When I introduced this Traditionalist Catholic sermon series we’ve been having in Lent I spoke about how some of the practices we do in Church were illegal under English civil law a hundred and fifty years ago. The externals - the bells and smells - are important because they tell us something about God and something about us, and I just want to look in turn at those now.
First, something about God. The bells in Church are reminders of when certain things happen and call us back to focus on God. They’re rung when the Spirit descends on the offerings of the bread and wine; they’re rung again when the Lord’s Body and then the Precious Blood is raised by the priest; they’re rung again when the priest saying Mass has consumed the Body and Blood of the Lord to show the sacrifice is complete. We’re to stop fiddling in our handbags, stop thinking about what time we need to put the lamb in the oven, and just know we’re in the presence of God, who made us and nothing else is really worth us giving our attention at that time.
The incense is offered, as priests of old offered incense. The incense is a prayer of sanctification that that which is caught up in our heavenly worship here on earth might be truly of God, other-worldly. Incense was often used in imperial processions when Christian worship first went public in the fourth century and so was an image from the Bible easily adopted by Christians for worship. The Biblical references to incense also remind us about our own vocation to be people of prayer. “Let my prayer be counted as incense before you,” implores the Psalmist (Psalm 141:2). Also, our faith is to be so evident to others in the way we behave and speak that it is as if it will give off a sweet smelling odour, as St Paul reminds the Corinthians, “we are the aroma of Christ to God among those who are being saved and among those who are perishing” (II Corinthians 2:15). The mischievous side in me comes out when, on the rare occasion, people complain about incense and start doing that cough they do. I say that in the life to come, incense is the smell of Heaven (Revelation 8:3) and so if they don’t like it they’ll have to go to the other place…

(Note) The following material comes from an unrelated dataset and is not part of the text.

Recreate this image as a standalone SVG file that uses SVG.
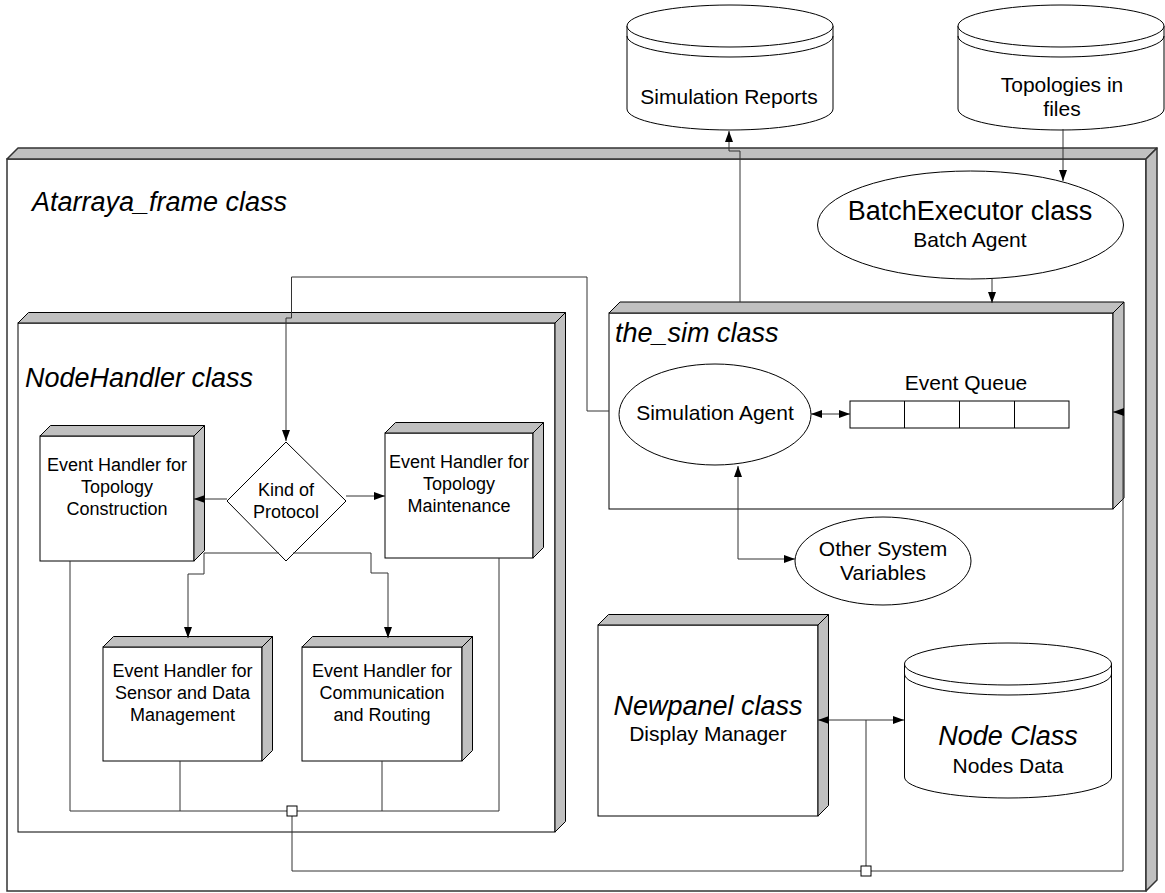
<svg xmlns="http://www.w3.org/2000/svg" width="1165" height="893" viewBox="0 0 1165 893">
<style>
.front{fill:#fff;stroke:#000;stroke-width:1}
.face{fill:#c0c0c0;stroke:#000;stroke-width:1;stroke-linejoin:round}
.frame{fill:#fff;stroke:#333;stroke-width:1.5}
.frameface{fill:#c0c0c0;stroke:#333;stroke-width:1.5;stroke-linejoin:round}
.shape{fill:#fff;stroke:#000;stroke-width:1}
.line{fill:none;stroke:#333;stroke-width:1}
.t18{font-family:"Liberation Sans",Arial,sans-serif;font-size:18px;fill:#000;text-anchor:middle}
.t21{font-family:"Liberation Sans",Arial,sans-serif;font-size:21px;fill:#000;text-anchor:middle}
.t27{font-family:"Liberation Sans",Arial,sans-serif;font-size:27px;fill:#000;text-anchor:middle}
.ti{font-family:"Liberation Sans",Arial,sans-serif;font-size:27px;font-style:italic;fill:#000}
</style>
<defs>
<marker id="arr" markerWidth="11" markerHeight="8" refX="11" refY="4" orient="auto-start-reverse" markerUnits="userSpaceOnUse"><path d="M0,0 L11,4 L0,8 z" fill="#000"/></marker>
</defs>

<!-- Outer frame -->
<g id="atarraya_frame">
<rect class="frame" x="7" y="159" width="1139" height="732"/>
<polygon class="frameface" points="7,159 18,148 1157,148 1146,159"/>
<polygon class="frameface" points="1146,159 1157,148 1157,880 1146,891"/>
<text class="ti" x="32" y="211">Atarraya_frame class</text>
</g>

<!-- Cylinders -->
<g id="simulation_reports">
<path class="shape" d="M627,26 V109 A103,21 0 0 0 833,109 V26 Z"/>
<ellipse class="shape" cx="730" cy="26" rx="103" ry="21"/>
<path class="line" style="stroke:#000" d="M627,36 A103,21 0 0 0 833,36"/>
<text class="t21" x="729" y="104">Simulation Reports</text>
</g>

<g id="topologies_files">
<path class="shape" d="M958,26 V109 A103,21 0 0 0 1164,109 V26 Z"/>
<ellipse class="shape" cx="1061" cy="26" rx="103" ry="21"/>
<path class="line" style="stroke:#000" d="M958,36 A103,21 0 0 0 1164,36"/>
<text class="t21" x="1062" y="92">Topologies in</text>
<text class="t21" x="1062" y="116">files</text>
</g>

<g id="batch_executor">
<ellipse class="shape" cx="970.5" cy="225" rx="153" ry="54"/>
<text class="t27" x="970" y="220">BatchExecutor class</text>
<text class="t21" x="970" y="247">Batch Agent</text>
</g>

<!-- NodeHandler frame -->
<g id="nodehandler">
<rect class="front" x="18" y="323" width="537" height="509"/>
<polygon class="face" points="18,323 28.5,312.5 565.5,312.5 555,323"/>
<polygon class="face" points="555,323 565.5,312.5 565.5,821.5 555,832"/>
<text class="ti" x="25" y="387">NodeHandler class</text>
</g>

<g id="eh_construction">
<rect class="front" x="40" y="436" width="154" height="125"/>
<polygon class="face" points="40,436 50.5,425.5 204.5,425.5 194,436"/>
<polygon class="face" points="194,436 204.5,425.5 204.5,550.5 194,561"/>
<text class="t18" x="117" y="471">Event Handler for</text>
<text class="t18" x="117" y="493">Topology</text>
<text class="t18" x="117" y="515">Construction</text>
</g>

<g id="eh_maintenance">
<rect class="front" x="385" y="433" width="148" height="125"/>
<polygon class="face" points="385,433 395.5,422.5 543.5,422.5 533,433"/>
<polygon class="face" points="533,433 543.5,422.5 543.5,547.5 533,558"/>
<text class="t18" x="459" y="468">Event Handler for</text>
<text class="t18" x="459" y="490">Topology</text>
<text class="t18" x="459" y="512">Maintenance</text>
</g>

<g id="eh_sensor">
<rect class="front" x="103" y="647" width="159" height="114"/>
<polygon class="face" points="103,647 113.5,636.5 272.5,636.5 262,647"/>
<polygon class="face" points="262,647 272.5,636.5 272.5,750.5 262,761"/>
<text class="t18" x="182.5" y="677">Event Handler for</text>
<text class="t18" x="182.5" y="699">Sensor and Data</text>
<text class="t18" x="182.5" y="721">Management</text>
</g>

<g id="eh_communication">
<rect class="front" x="302" y="647" width="160" height="114"/>
<polygon class="face" points="302,647 312.5,636.5 472.5,636.5 462,647"/>
<polygon class="face" points="462,647 472.5,636.5 472.5,750.5 462,761"/>
<text class="t18" x="382" y="677">Event Handler for</text>
<text class="t18" x="382" y="699">Communication</text>
<text class="t18" x="382" y="721">and Routing</text>
</g>

<!-- the_sim -->
<g id="the_sim">
<rect class="front" x="609" y="313" width="504" height="196"/>
<polygon class="face" points="609,313 620,302 1124,302 1113,313"/>
<polygon class="face" points="1113,313 1124,302 1124,498 1113,509"/>
<text class="ti" x="615" y="342">the_sim class</text>
</g>

<g id="simulation_agent">
<ellipse class="shape" cx="715" cy="414.5" rx="96" ry="50.5"/>
<text class="t21" x="715" y="420">Simulation Agent</text>
</g>

<g id="event_queue">
<rect class="shape" x="850" y="401" width="219" height="27"/>
<path class="line" style="stroke:#000" d="M904.5,401 V428 M959.5,401 V428 M1014.5,401 V428"/>
<text class="t21" x="966" y="390">Event Queue</text>
</g>

<g id="other_system_variables">
<ellipse class="shape" cx="883" cy="561" rx="88" ry="44"/>
<text class="t21" x="883" y="556">Other System</text>
<text class="t21" x="883" y="580">Variables</text>
</g>

<g id="newpanel">
<rect class="front" x="598" y="625" width="220" height="191"/>
<polygon class="face" points="598,625 608.5,614.5 828.5,614.5 818,625"/>
<polygon class="face" points="818,625 828.5,614.5 828.5,805.5 818,816"/>
<text class="t27" x="708" y="715" font-style="italic">Newpanel class</text>
<text class="t21" x="708" y="741">Display Manager</text>
</g>

<g id="node_class">
<path class="shape" d="M904.5,664 V777 A103.5,21 0 0 0 1111.5,777 V664 Z"/>
<ellipse class="shape" cx="1008" cy="664" rx="103.5" ry="21"/>
<path class="line" style="stroke:#000" d="M904.5,674 A103.5,21 0 0 0 1111.5,674"/>
<text class="t27" x="1008" y="745" font-style="italic">Node Class</text>
<text class="t21" x="1008" y="773">Nodes Data</text>
</g>

<g id="kind_of_protocol">
<polygon class="shape" points="286,442 346,501 286,561 227,501"/>
<text class="t18" x="286" y="496">Kind of</text>
<text class="t18" x="286" y="518">Protocol</text>
</g>

<!-- Connectors -->
<g id="connectors">
<path class="line" marker-end="url(#arr)" d="M740,302 V151 H729 V131"/>
<path class="line" marker-end="url(#arr)" d="M1063,129 V181"/>
<path class="line" marker-end="url(#arr)" d="M992,279 V303"/>
<path class="line" marker-end="url(#arr)" d="M609,411 H587 V277 H291.5 V318 H286 V441"/>
<path class="line" marker-end="url(#arr)" d="M227,499 H194"/>
<path class="line" marker-end="url(#arr)" d="M346,496 H385"/>
<path class="line" d="M204,553 H279 M293,553 H371"/>
<path class="line" marker-end="url(#arr)" d="M204,553 V574 H188 V638"/>
<path class="line" marker-end="url(#arr)" d="M371,553 V573 H388 V638"/>
<path class="line" d="M70,561 V811 H499 V558"/>
<path class="line" d="M180,761 V811 M382,761 V811"/>
<path class="line" marker-start="url(#arr)" marker-end="url(#arr)" d="M811,414 H850"/>
<path class="line" marker-start="url(#arr)" marker-end="url(#arr)" d="M738,466 V559 H795"/>
<path class="line" marker-end="url(#arr)" d="M292,816 V871 H1123 V412 H1113"/>
<path class="line" marker-start="url(#arr)" marker-end="url(#arr)" d="M818,720 H904"/>
<path class="line" d="M866,720 V866"/>
<rect class="shape" x="287" y="806" width="10" height="10"/>
<rect class="shape" x="861" y="866" width="10" height="10"/>
</g>
</svg>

Yes, we are priestly people. We’re not here running a social club; we’re not here running a small ‘come and sing’ event; we’re not even just saying some prayers or solely here to read the Bible; we’re here to worship, to offer ourselves as a living sacrifice (Romans 12:1). Each day this week ask yourself how you’re going to live your life as part of a priestly people, offering fragrant worship and lively praises to God and building up His Church. In our Gospel reading a few minutes ago, the younger son abuses his father’s kindness and goes off with the inheritance. When he comes back, one of the signs of his rehabilitation and the forgiveness and love shown to the errant son is the cloak, what he wears. The dad says, “Quick bring out the best robe and put it on him … this son of mine was dead and has come back to life; he was lost and is found.”
God takes the earthly and redeems it: “Anyone who is in Christ is a new creation,” we heard in our second reading from Paul’s second letter to the Corinthians. Our worship in Church symbolises this and the funny things of vestments, bells and smells show we are already partaking of something not of this world, where the cares and the rubbish we have to deal with - and yes, we do have to deal with them - but here they’re stripped of some of the power they hold over us. In our first reading, the Israelites arrived in the promised land and they celebrated passover. They didn’t need the manna anymore because the land they were now inhabiting would support them. Here on our earthly pilgrimage God gives us not manna but the gift of the Mass to nourish us. May we commit to being His priestly people, set apart, a royal nation, offering our lives in sacrifice to God. Amen.